__REQUIRED WORK__
Every record that follows must be duplicated exactly, with images left out.

+ + +

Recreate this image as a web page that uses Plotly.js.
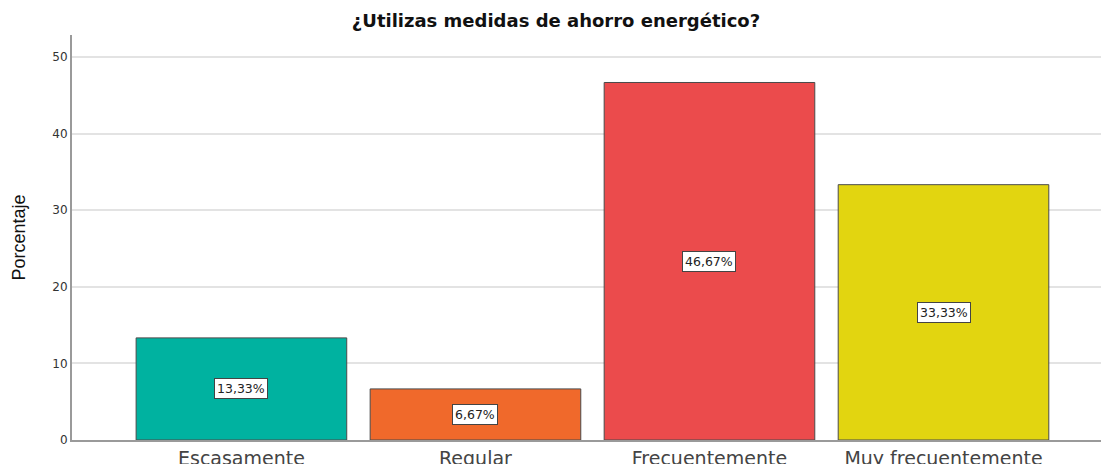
<!DOCTYPE html>
<html>
<head>
<meta charset="utf-8">
<script src="https://cdn.plot.ly/plotly-3.0.1.min.js"></script>
<style>html,body{margin:0;padding:0;background:#fff;}#chart{width:1101px;height:464px;}</style>
</head>
<body>
<div id="chart"></div>
<script>
const categories = ["Escasamente", "Regular", "Frecuentemente", "Muy frecuentemente"];
const percentages = [13.33, 6.67, 46.67, 33.33];
const valueLabels = ["13,33%", "6,67%", "46,67%", "33,33%"];
const barColors = ["#00b2a0", "#f0692b", "#eb4b4c", "#e2d510"];
const yTicks = [0, 10, 20, 30, 40, 50];

const trace = {
  type: "bar",
  x: categories,
  y: percentages,
  width: 0.9,
  marker: { color: barColors, line: { color: "#4a4a4a", width: 1 } },
  hoverinfo: "skip"
};

const annotations = categories.map((c, i) => ({
  x: c, y: percentages[i] / 2, xref: "x", yref: "y",
  text: valueLabels[i], showarrow: false,
  font: { family: "DejaVu Sans, sans-serif", size: 12.5, color: "#222" },
  bgcolor: "#ffffff", bordercolor: "#444", borderwidth: 1, borderpad: 2
}));

const layout = {
  width: 1101, height: 464,
  margin: { l: 72, r: 0, t: 35, b: 24, pad: 0 },
  paper_bgcolor: "#fff", plot_bgcolor: "#fff",
  showlegend: false,
  title: {
    text: "¿Utilizas medidas de ahorro energético?",
    font: { family: "DejaVu Sans, sans-serif", size: 18, color: "#111", weight: "bold" },
    x: 0.505, xanchor: "center", y: 0.955, yanchor: "middle"
  },
  xaxis: {
    type: "category",
    range: [-0.724, 3.673],
    showgrid: false, zeroline: false,
    showline: true, linecolor: "#9a9a9a", linewidth: 2,
    ticks: "", ticklen: 0,
    tickfont: { family: "DejaVu Sans, sans-serif", size: 19, color: "#444" },
    fixedrange: true
  },
  yaxis: {
    range: [0, 52.87],
    tickvals: yTicks,
    showgrid: true, gridcolor: "#e3e3e3", gridwidth: 2,
    zeroline: false,
    showline: true, linecolor: "#9a9a9a", linewidth: 2,
    ticks: "", ticklen: 0,
    tickfont: { family: "DejaVu Sans, sans-serif", size: 12, color: "#333" },
    title: {
      text: "Porcentaje",
      font: { family: "Liberation Sans, Arial, sans-serif", size: 18, color: "#111" },
      standoff: 22
    },
    fixedrange: true
  },
  annotations: annotations
};

Plotly.newPlot("chart", [trace], layout, { displayModeBar: false, staticPlot: true });
</script>
</body>
</html>
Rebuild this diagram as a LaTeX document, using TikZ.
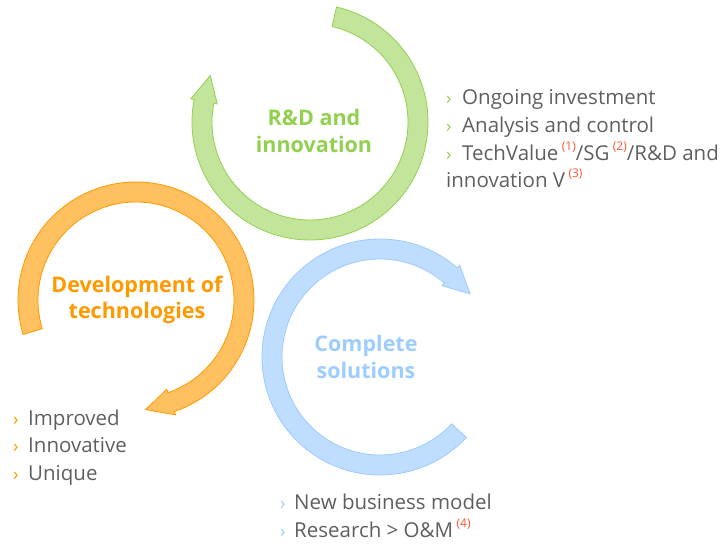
\documentclass[tikz,border=0pt]{standalone}
\usepackage{fontspec}
\setmainfont{Open Sans}
\definecolor{gfill}{RGB}{195,228,155}
\definecolor{gline}{RGB}{146,208,80}
\definecolor{ofill}{RGB}{255,192,96}
\definecolor{oline}{RGB}{255,153,0}
\definecolor{bfill}{RGB}{191,222,255}
\definecolor{bline}{RGB}{157,202,255}
\definecolor{btext}{RGB}{157,204,255}
\definecolor{bodygray}{RGB}{95,95,95}
\definecolor{refred}{RGB}{255,85,50}
\newcommand\refnum[1]{\raisebox{0.5em}{\fontsize{12}{12}\selectfont\color{refred}(#1)}}
\tikzset{
  ringG/.style={fill=gfill,draw=gline,line width=0.8pt,line join=miter},
  ringO/.style={fill=ofill,draw=oline,line width=0.8pt,line join=miter},
  ringB/.style={fill=bfill,draw=bline,line width=0.8pt,line join=miter},
  head/.style={anchor=base,inner sep=0pt,font=\bfseries\fontsize{21.5}{24}\selectfont},
  item/.style={anchor=base west,inner sep=0pt,text=bodygray,font=\fontsize{20.5}{24}\selectfont},
  bul/.style={anchor=base west,inner sep=0pt,font=\fontsize{18}{20}\selectfont}
}
\begin{document}
\begin{tikzpicture}[x=1pt,y=1pt]
\useasboundingbox (0,0) rectangle (723,546);
% green ring
\begin{scope}[shift={(310,424)}]
\draw[ringG] (77:118) arc[start angle=77,end angle=-191,radius=118]
  -- (-191:121.5) -- (-205:110) -- (-191:94.5) -- (-191:98)
  arc[start angle=-191,end angle=77,radius=98] -- cycle;
\end{scope}
% orange ring
\begin{scope}[shift={(136,246)}]
\draw[ringO] (197:118) arc[start angle=197,end angle=-71,radius=118]
  -- (-71:121.5) -- (-85:110) -- (-71:94.5) -- (-71:98)
  arc[start angle=-71,end angle=197,radius=98] -- cycle;
\end{scope}
% blue ring
\begin{scope}[shift={(380,189)}]
\draw[ringB] (-43:118) arc[start angle=-43,end angle=-311,radius=118]
  -- (-311:121.5) -- (-325:110) -- (-311:94.5) -- (-311:98)
  arc[start angle=-311,end angle=-43,radius=98] -- cycle;
\end{scope}
% headings
\node[head,text=gline] (g1) at (314,420) {R\&D and};
\node[head,text=gline] (g2) at (314,393) {innovation};
\node[head,text=oline] (o1) at (137,253) {Development of};
\node[head,text=oline] (o2) at (137,227) {technologies};
\node[head,text=btext] (b1) at (366,194) {Complete};
\node[head,text=btext] (b2) at (366,167) {solutions};
% right list
\node[bul,text=gline] (rb1) at (446,441) {›};
\node[item] (r1) at (462,441) {Ongoing investment};
\node[bul,text=gline] (rb2) at (446,413) {›};
\node[item] (r2) at (462,413) {Analysis and control};
\node[bul,text=gline] (rb3) at (446,385) {›};
\node[item] (r3) at (462,385) {TechValue\,\refnum{1}/SG\,\refnum{2}/R\&D and};
\node[item] (r4) at (446,358) {innovation V\,\refnum{3}};
% left list
\node[bul,text=oline] (lb1) at (13,120) {›};
\node[item] (l1) at (28,120) {Improved};
\node[bul,text=oline] (lb2) at (13,93) {›};
\node[item] (l2) at (28,93) {Innovative};
\node[bul,text=oline] (lb3) at (13,65) {›};
\node[item] (l3) at (28,65) {Unique};
% bottom list
\node[bul,text=btext] (bb1) at (280,36) {›};
\node[item] (m1) at (294,36) {New business model};
\node[bul,text=btext] (bb2) at (280,8) {›};
\node[item] (m2) at (294,8) {Research > O\&M\,\refnum{4}};
\end{tikzpicture}
\end{document}
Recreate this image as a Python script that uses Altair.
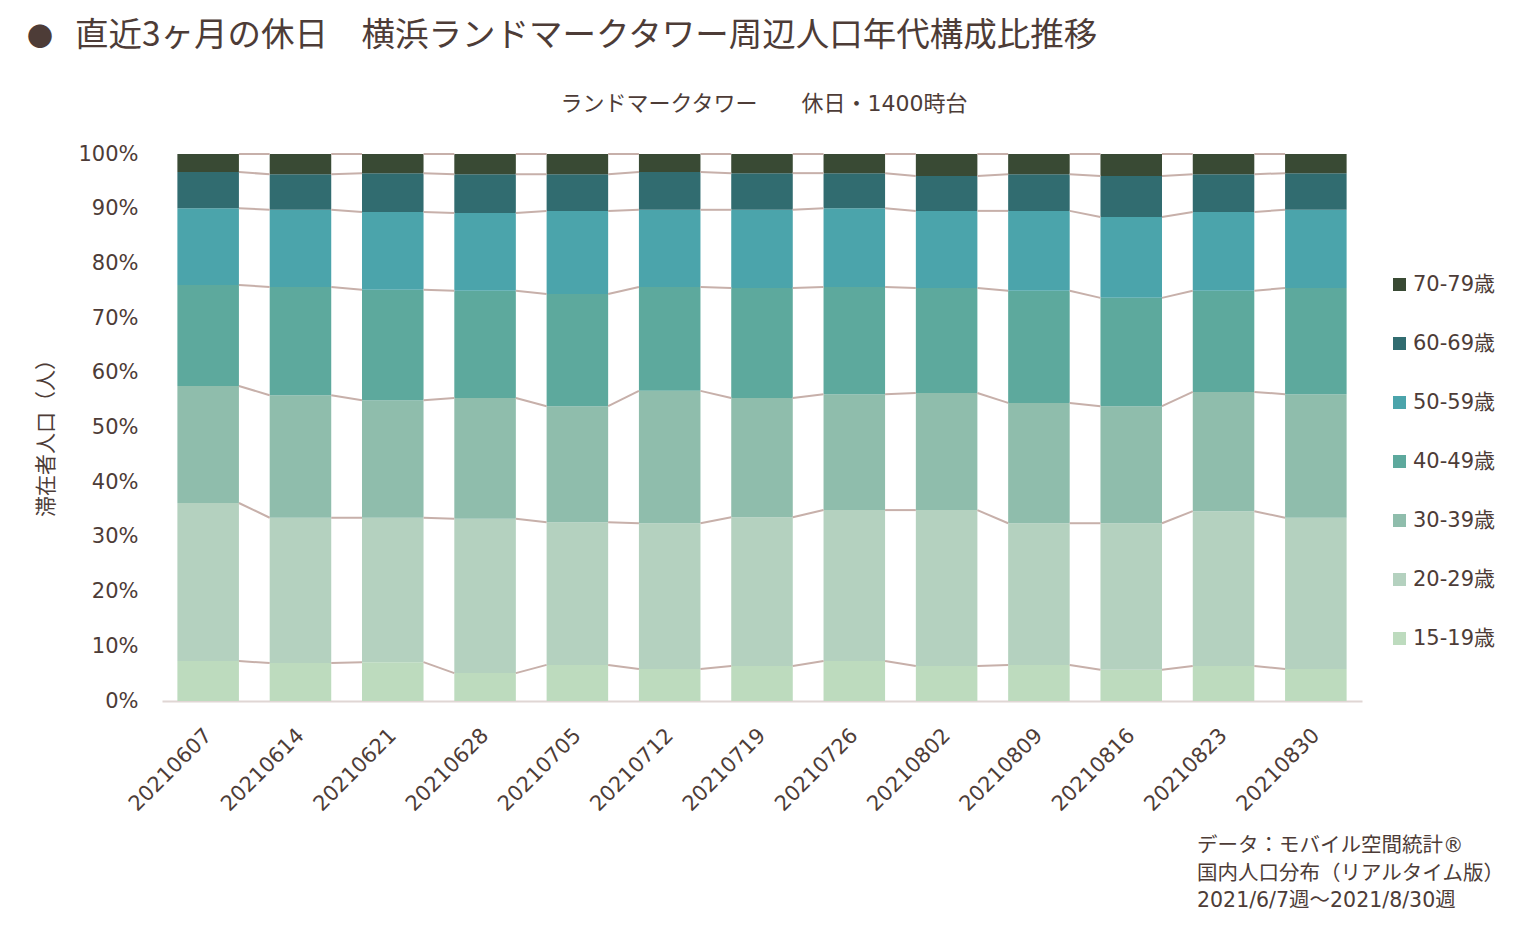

+ + +

__IN RESPONSE__
Recreate this image as a web page that uses Plotly.js.
<!DOCTYPE html>
<html>
<head>
<meta charset="utf-8">
<script src="https://cdn.plot.ly/plotly-3.0.1.min.js"></script>
<style>html,body{margin:0;padding:0;background:#fff;}#chart{width:1101px;height:464px;}</style>
</head>
<body>
<div id="chart"></div>
<script>
const categories = ["Escasamente", "Regular", "Frecuentemente", "Muy frecuentemente"];
const percentages = [13.33, 6.67, 46.67, 33.33];
const valueLabels = ["13,33%", "6,67%", "46,67%", "33,33%"];
const barColors = ["#00b2a0", "#f0692b", "#eb4b4c", "#e2d510"];
const yTicks = [0, 10, 20, 30, 40, 50];

const trace = {
  type: "bar",
  x: categories,
  y: percentages,
  width: 0.9,
  marker: { color: barColors, line: { color: "#4a4a4a", width: 1 } },
  hoverinfo: "skip"
};

const annotations = categories.map((c, i) => ({
  x: c, y: percentages[i] / 2, xref: "x", yref: "y",
  text: valueLabels[i], showarrow: false,
  font: { family: "DejaVu Sans, sans-serif", size: 12.5, color: "#222" },
  bgcolor: "#ffffff", bordercolor: "#444", borderwidth: 1, borderpad: 2
}));

const layout = {
  width: 1101, height: 464,
  margin: { l: 72, r: 0, t: 35, b: 24, pad: 0 },
  paper_bgcolor: "#fff", plot_bgcolor: "#fff",
  showlegend: false,
  title: {
    text: "¿Utilizas medidas de ahorro energético?",
    font: { family: "DejaVu Sans, sans-serif", size: 18, color: "#111", weight: "bold" },
    x: 0.505, xanchor: "center", y: 0.955, yanchor: "middle"
  },
  xaxis: {
    type: "category",
    range: [-0.724, 3.673],
    showgrid: false, zeroline: false,
    showline: true, linecolor: "#9a9a9a", linewidth: 2,
    ticks: "", ticklen: 0,
    tickfont: { family: "DejaVu Sans, sans-serif", size: 19, color: "#444" },
    fixedrange: true
  },
  yaxis: {
    range: [0, 52.87],
    tickvals: yTicks,
    showgrid: true, gridcolor: "#e3e3e3", gridwidth: 2,
    zeroline: false,
    showline: true, linecolor: "#9a9a9a", linewidth: 2,
    ticks: "", ticklen: 0,
    tickfont: { family: "DejaVu Sans, sans-serif", size: 12, color: "#333" },
    title: {
      text: "Porcentaje",
      font: { family: "Liberation Sans, Arial, sans-serif", size: 18, color: "#111" },
      standoff: 22
    },
    fixedrange: true
  },
  annotations: annotations
};

Plotly.newPlot("chart", [trace], layout, { displayModeBar: false, staticPlot: true });
</script>
</body>
</html>
Rebuild this diagram as a LaTeX document, using TikZ.
\documentclass[tikz,border=0pt]{standalone}
\usepackage{fontspec}
\setmainfont{Open Sans}
\definecolor{gfill}{RGB}{195,228,155}
\definecolor{gline}{RGB}{146,208,80}
\definecolor{ofill}{RGB}{255,192,96}
\definecolor{oline}{RGB}{255,153,0}
\definecolor{bfill}{RGB}{191,222,255}
\definecolor{bline}{RGB}{157,202,255}
\definecolor{btext}{RGB}{157,204,255}
\definecolor{bodygray}{RGB}{95,95,95}
\definecolor{refred}{RGB}{255,85,50}
\newcommand\refnum[1]{\raisebox{0.5em}{\fontsize{12}{12}\selectfont\color{refred}(#1)}}
\tikzset{
  ringG/.style={fill=gfill,draw=gline,line width=0.8pt,line join=miter},
  ringO/.style={fill=ofill,draw=oline,line width=0.8pt,line join=miter},
  ringB/.style={fill=bfill,draw=bline,line width=0.8pt,line join=miter},
  head/.style={anchor=base,inner sep=0pt,font=\bfseries\fontsize{21.5}{24}\selectfont},
  item/.style={anchor=base west,inner sep=0pt,text=bodygray,font=\fontsize{20.5}{24}\selectfont},
  bul/.style={anchor=base west,inner sep=0pt,font=\fontsize{18}{20}\selectfont}
}
\begin{document}
\begin{tikzpicture}[x=1pt,y=1pt]
\useasboundingbox (0,0) rectangle (723,546);
% green ring
\begin{scope}[shift={(310,424)}]
\draw[ringG] (77:118) arc[start angle=77,end angle=-191,radius=118]
  -- (-191:121.5) -- (-205:110) -- (-191:94.5) -- (-191:98)
  arc[start angle=-191,end angle=77,radius=98] -- cycle;
\end{scope}
% orange ring
\begin{scope}[shift={(136,246)}]
\draw[ringO] (197:118) arc[start angle=197,end angle=-71,radius=118]
  -- (-71:121.5) -- (-85:110) -- (-71:94.5) -- (-71:98)
  arc[start angle=-71,end angle=197,radius=98] -- cycle;
\end{scope}
% blue ring
\begin{scope}[shift={(380,189)}]
\draw[ringB] (-43:118) arc[start angle=-43,end angle=-311,radius=118]
  -- (-311:121.5) -- (-325:110) -- (-311:94.5) -- (-311:98)
  arc[start angle=-311,end angle=-43,radius=98] -- cycle;
\end{scope}
% headings
\node[head,text=gline] (g1) at (314,420) {R\&D and};
\node[head,text=gline] (g2) at (314,393) {innovation};
\node[head,text=oline] (o1) at (137,253) {Development of};
\node[head,text=oline] (o2) at (137,227) {technologies};
\node[head,text=btext] (b1) at (366,194) {Complete};
\node[head,text=btext] (b2) at (366,167) {solutions};
% right list
\node[bul,text=gline] (rb1) at (446,441) {›};
\node[item] (r1) at (462,441) {Ongoing investment};
\node[bul,text=gline] (rb2) at (446,413) {›};
\node[item] (r2) at (462,413) {Analysis and control};
\node[bul,text=gline] (rb3) at (446,385) {›};
\node[item] (r3) at (462,385) {TechValue\,\refnum{1}/SG\,\refnum{2}/R\&D and};
\node[item] (r4) at (446,358) {innovation V\,\refnum{3}};
% left list
\node[bul,text=oline] (lb1) at (13,120) {›};
\node[item] (l1) at (28,120) {Improved};
\node[bul,text=oline] (lb2) at (13,93) {›};
\node[item] (l2) at (28,93) {Innovative};
\node[bul,text=oline] (lb3) at (13,65) {›};
\node[item] (l3) at (28,65) {Unique};
% bottom list
\node[bul,text=btext] (bb1) at (280,36) {›};
\node[item] (m1) at (294,36) {New business model};
\node[bul,text=btext] (bb2) at (280,8) {›};
\node[item] (m2) at (294,8) {Research > O\&M\,\refnum{4}};
\end{tikzpicture}
\end{document}
Recreate this image as a Python script that uses Altair.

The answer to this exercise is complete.